***** SUPPLIED ENTRIES

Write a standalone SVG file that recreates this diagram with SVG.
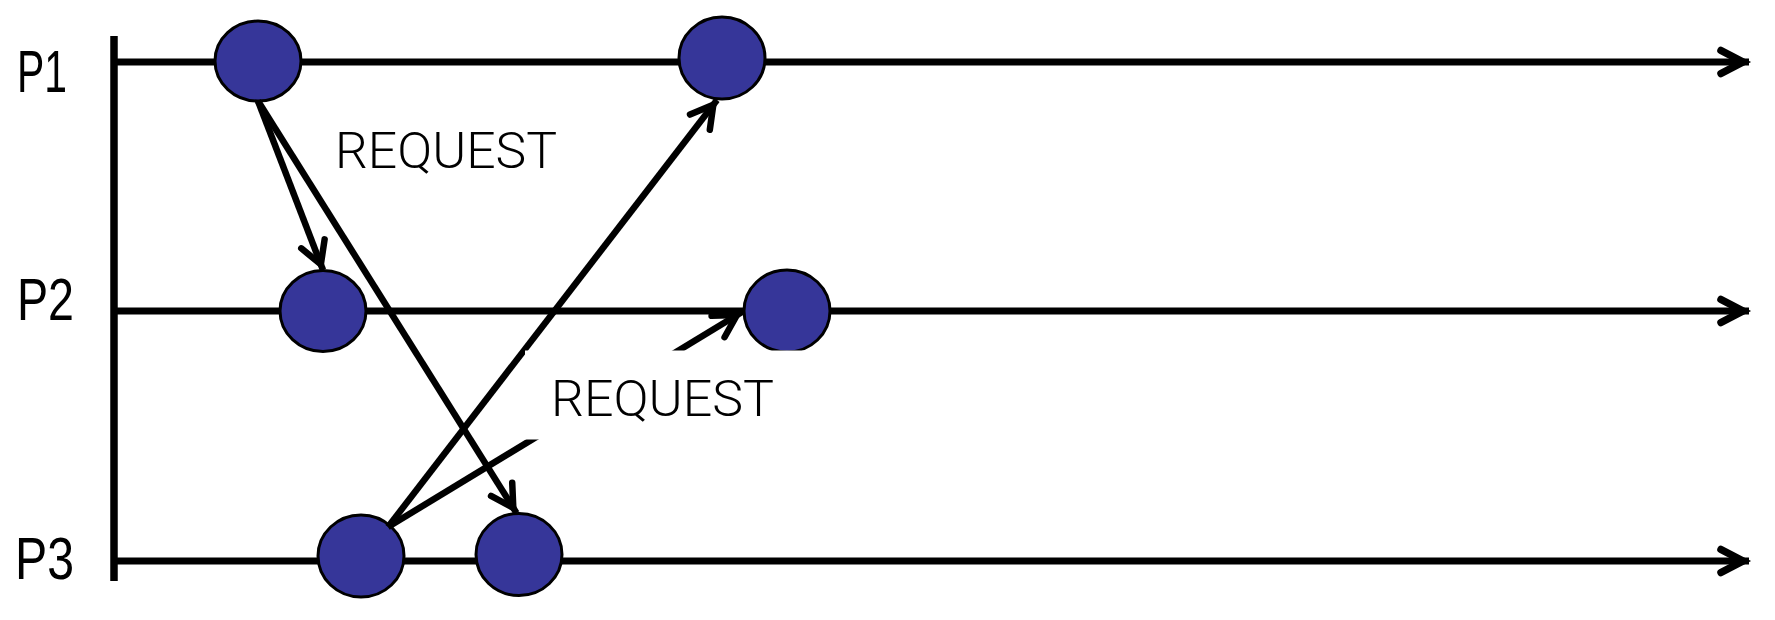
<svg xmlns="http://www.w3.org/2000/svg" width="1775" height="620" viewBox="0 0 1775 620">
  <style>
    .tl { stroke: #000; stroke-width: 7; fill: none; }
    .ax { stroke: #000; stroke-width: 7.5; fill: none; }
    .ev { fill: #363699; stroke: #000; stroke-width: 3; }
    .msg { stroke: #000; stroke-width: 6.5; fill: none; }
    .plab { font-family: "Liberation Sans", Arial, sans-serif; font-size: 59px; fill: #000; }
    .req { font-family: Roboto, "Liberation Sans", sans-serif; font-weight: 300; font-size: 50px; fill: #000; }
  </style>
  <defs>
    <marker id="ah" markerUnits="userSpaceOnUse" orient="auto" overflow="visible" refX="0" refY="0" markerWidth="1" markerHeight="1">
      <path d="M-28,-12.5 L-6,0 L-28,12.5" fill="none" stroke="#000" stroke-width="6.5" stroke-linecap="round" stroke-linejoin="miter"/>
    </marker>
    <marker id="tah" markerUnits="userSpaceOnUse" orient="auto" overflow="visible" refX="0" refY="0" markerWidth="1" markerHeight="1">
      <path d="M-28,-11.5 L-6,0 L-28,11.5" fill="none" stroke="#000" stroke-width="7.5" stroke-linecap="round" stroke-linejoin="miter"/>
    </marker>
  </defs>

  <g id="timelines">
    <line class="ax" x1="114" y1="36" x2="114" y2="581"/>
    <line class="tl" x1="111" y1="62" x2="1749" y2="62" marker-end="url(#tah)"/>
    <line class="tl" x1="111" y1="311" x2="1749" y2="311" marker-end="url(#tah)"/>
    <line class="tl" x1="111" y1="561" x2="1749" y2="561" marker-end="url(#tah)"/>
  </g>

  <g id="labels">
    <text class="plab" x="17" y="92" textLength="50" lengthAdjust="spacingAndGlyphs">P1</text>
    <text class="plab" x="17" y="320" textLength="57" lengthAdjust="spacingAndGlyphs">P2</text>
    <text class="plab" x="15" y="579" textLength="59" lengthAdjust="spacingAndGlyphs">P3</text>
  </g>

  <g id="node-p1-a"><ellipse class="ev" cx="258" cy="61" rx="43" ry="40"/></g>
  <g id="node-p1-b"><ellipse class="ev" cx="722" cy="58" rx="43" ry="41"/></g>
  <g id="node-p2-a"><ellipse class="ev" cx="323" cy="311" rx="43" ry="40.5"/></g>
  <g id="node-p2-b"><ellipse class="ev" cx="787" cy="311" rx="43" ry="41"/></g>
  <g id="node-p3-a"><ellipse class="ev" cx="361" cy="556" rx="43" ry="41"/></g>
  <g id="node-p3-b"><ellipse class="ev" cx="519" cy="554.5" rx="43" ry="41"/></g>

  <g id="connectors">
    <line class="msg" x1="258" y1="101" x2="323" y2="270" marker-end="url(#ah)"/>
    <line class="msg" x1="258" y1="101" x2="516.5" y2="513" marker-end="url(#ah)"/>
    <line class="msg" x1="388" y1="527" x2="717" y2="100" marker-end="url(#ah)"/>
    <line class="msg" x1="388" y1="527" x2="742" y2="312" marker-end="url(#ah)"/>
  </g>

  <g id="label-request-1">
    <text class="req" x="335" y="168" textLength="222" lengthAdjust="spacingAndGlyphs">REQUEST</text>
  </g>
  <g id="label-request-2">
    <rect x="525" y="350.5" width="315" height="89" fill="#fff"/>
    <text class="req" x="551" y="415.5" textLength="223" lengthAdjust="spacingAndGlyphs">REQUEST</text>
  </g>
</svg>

**********
***** SUPPLIED ENTRIES

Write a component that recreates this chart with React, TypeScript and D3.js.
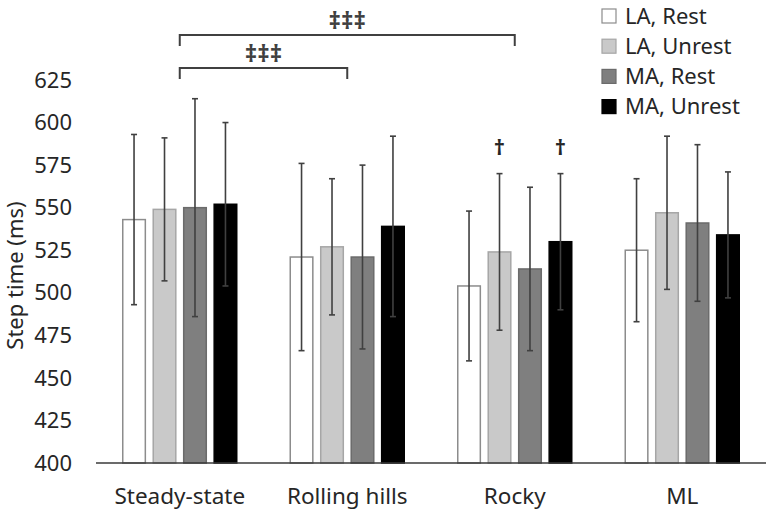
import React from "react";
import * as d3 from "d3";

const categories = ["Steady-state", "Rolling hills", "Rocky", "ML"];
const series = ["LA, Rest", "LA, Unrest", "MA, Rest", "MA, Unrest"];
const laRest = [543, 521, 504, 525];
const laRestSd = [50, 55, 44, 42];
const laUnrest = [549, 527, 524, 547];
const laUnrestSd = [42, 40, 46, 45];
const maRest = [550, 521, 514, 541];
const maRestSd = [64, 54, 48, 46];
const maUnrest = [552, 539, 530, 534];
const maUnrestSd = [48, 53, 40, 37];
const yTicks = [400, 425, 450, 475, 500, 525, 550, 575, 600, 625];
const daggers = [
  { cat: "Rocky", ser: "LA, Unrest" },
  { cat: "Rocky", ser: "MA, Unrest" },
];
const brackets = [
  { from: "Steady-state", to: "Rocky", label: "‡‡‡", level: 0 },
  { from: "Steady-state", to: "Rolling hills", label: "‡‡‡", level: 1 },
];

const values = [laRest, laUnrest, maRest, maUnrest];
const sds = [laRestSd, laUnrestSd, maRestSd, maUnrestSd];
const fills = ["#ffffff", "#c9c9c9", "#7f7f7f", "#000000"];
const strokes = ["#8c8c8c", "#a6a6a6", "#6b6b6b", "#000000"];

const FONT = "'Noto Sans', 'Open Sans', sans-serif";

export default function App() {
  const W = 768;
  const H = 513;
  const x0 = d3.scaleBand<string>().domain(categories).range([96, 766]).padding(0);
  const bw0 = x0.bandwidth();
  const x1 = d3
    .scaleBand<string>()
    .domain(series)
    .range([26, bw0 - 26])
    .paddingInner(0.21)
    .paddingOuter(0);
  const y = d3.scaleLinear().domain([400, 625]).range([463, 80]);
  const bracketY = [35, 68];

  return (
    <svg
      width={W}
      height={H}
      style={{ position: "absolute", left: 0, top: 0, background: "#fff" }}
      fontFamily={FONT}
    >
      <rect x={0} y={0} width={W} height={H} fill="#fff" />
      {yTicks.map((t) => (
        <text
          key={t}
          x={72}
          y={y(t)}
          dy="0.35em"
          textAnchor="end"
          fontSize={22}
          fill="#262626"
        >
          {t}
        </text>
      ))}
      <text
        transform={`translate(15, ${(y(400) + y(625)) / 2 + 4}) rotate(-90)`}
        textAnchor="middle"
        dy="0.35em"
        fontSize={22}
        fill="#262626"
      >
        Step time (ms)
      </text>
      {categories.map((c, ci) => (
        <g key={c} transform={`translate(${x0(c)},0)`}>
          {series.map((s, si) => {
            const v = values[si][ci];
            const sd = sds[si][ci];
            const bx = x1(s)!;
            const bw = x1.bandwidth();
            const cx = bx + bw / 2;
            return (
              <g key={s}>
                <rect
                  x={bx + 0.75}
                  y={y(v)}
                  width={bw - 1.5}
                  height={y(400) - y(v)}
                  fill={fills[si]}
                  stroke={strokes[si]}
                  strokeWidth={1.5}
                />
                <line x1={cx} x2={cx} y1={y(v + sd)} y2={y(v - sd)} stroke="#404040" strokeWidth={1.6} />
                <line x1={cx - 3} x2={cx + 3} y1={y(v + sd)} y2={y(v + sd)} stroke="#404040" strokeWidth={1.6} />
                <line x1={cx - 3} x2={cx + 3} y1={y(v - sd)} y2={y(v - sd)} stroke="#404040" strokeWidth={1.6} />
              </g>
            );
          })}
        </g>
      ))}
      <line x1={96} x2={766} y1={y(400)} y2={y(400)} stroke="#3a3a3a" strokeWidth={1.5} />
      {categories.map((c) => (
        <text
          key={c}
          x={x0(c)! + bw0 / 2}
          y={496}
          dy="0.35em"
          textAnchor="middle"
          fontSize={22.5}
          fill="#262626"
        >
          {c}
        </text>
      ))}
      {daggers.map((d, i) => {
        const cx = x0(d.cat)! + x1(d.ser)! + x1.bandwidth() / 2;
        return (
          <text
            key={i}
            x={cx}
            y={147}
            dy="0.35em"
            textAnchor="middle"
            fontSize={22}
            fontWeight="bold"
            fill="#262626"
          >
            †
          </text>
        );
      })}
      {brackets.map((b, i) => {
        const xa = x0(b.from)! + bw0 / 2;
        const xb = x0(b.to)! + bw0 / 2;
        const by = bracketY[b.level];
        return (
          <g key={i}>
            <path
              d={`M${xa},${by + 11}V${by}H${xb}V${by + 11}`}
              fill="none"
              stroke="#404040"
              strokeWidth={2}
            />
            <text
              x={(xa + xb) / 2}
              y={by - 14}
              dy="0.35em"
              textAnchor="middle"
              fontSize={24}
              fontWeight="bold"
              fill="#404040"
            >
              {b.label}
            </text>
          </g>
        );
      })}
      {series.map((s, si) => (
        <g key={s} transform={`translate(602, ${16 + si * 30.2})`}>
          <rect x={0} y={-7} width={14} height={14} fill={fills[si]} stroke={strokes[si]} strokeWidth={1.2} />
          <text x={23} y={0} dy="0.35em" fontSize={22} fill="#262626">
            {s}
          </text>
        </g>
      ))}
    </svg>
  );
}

**********
***** SUPPLIED ENTRIES

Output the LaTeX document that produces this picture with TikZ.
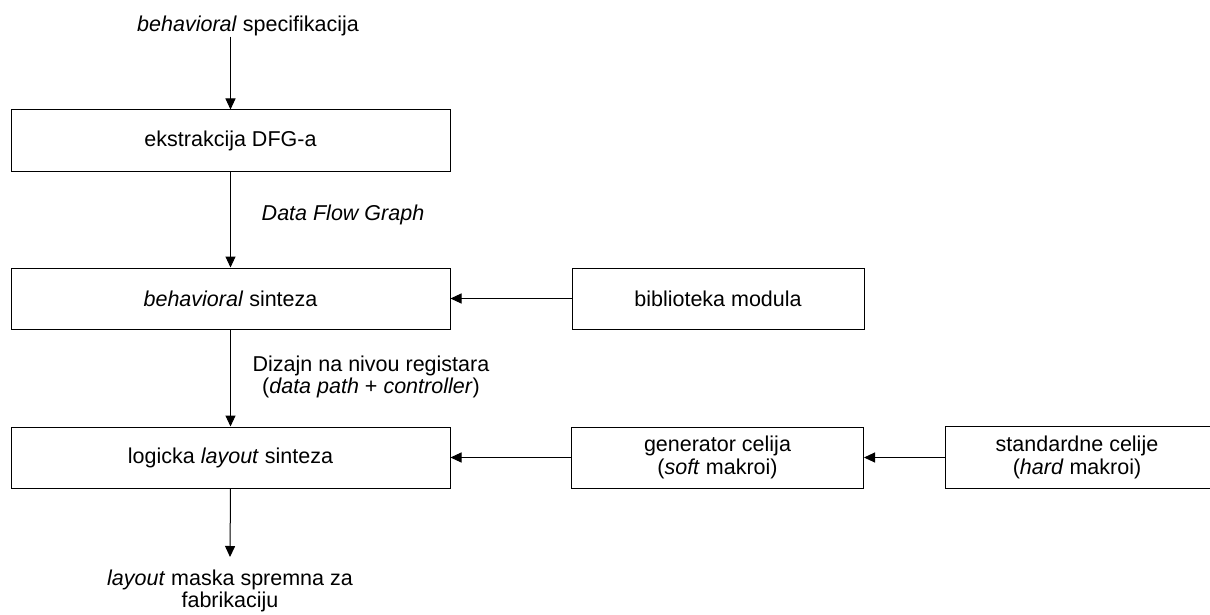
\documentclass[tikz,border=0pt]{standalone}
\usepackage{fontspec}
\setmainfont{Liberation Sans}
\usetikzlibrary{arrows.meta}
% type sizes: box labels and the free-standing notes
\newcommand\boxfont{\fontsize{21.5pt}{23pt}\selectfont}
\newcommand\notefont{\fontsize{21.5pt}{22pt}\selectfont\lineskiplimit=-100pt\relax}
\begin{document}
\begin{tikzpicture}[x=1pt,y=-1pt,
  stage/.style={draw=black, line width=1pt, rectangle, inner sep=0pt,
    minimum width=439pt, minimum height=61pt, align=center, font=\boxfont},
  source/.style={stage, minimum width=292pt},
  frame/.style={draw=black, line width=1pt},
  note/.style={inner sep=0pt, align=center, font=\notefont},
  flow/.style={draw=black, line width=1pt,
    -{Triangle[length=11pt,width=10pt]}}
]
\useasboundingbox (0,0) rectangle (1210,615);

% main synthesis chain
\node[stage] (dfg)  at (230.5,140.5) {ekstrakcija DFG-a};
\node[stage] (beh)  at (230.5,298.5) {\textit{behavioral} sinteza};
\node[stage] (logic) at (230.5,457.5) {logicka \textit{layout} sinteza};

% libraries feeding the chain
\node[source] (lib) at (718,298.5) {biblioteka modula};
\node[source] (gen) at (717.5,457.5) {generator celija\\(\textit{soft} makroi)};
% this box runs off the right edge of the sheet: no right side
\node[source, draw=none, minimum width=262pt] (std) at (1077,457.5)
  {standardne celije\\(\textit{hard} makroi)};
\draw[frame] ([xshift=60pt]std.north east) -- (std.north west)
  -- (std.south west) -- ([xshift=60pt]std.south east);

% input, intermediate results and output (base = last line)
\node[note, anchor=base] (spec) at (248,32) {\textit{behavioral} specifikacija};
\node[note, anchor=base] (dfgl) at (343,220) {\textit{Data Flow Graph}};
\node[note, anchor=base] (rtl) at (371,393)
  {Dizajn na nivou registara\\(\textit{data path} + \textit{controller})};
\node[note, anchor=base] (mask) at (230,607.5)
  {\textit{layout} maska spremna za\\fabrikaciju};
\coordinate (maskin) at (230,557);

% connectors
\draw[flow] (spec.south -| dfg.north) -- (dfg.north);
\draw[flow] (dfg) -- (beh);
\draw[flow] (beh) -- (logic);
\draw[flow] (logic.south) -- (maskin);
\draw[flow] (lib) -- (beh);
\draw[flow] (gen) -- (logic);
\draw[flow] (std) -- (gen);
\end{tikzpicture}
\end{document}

**********

__WHAT THE TASK ASKS__: Go back to the listing above and reproduce, exactly, the stretch from the line bearing "Output the LaTeX" through the line bearing "-- (std.south west)", without its pictures.

__CORRECT RESPONSE__:
Output the LaTeX document that produces this picture with TikZ.
\documentclass[tikz,border=0pt]{standalone}
\usepackage{fontspec}
\setmainfont{Liberation Sans}
\usetikzlibrary{arrows.meta}
% type sizes: box labels and the free-standing notes
\newcommand\boxfont{\fontsize{21.5pt}{23pt}\selectfont}
\newcommand\notefont{\fontsize{21.5pt}{22pt}\selectfont\lineskiplimit=-100pt\relax}
\begin{document}
\begin{tikzpicture}[x=1pt,y=-1pt,
  stage/.style={draw=black, line width=1pt, rectangle, inner sep=0pt,
    minimum width=439pt, minimum height=61pt, align=center, font=\boxfont},
  source/.style={stage, minimum width=292pt},
  frame/.style={draw=black, line width=1pt},
  note/.style={inner sep=0pt, align=center, font=\notefont},
  flow/.style={draw=black, line width=1pt,
    -{Triangle[length=11pt,width=10pt]}}
]
\useasboundingbox (0,0) rectangle (1210,615);

% main synthesis chain
\node[stage] (dfg)  at (230.5,140.5) {ekstrakcija DFG-a};
\node[stage] (beh)  at (230.5,298.5) {\textit{behavioral} sinteza};
\node[stage] (logic) at (230.5,457.5) {logicka \textit{layout} sinteza};

% libraries feeding the chain
\node[source] (lib) at (718,298.5) {biblioteka modula};
\node[source] (gen) at (717.5,457.5) {generator celija\\(\textit{soft} makroi)};
% this box runs off the right edge of the sheet: no right side
\node[source, draw=none, minimum width=262pt] (std) at (1077,457.5)
  {standardne celije\\(\textit{hard} makroi)};
\draw[frame] ([xshift=60pt]std.north east) -- (std.north west)
  -- (std.south west) -- ([xshift=60pt]std.south east);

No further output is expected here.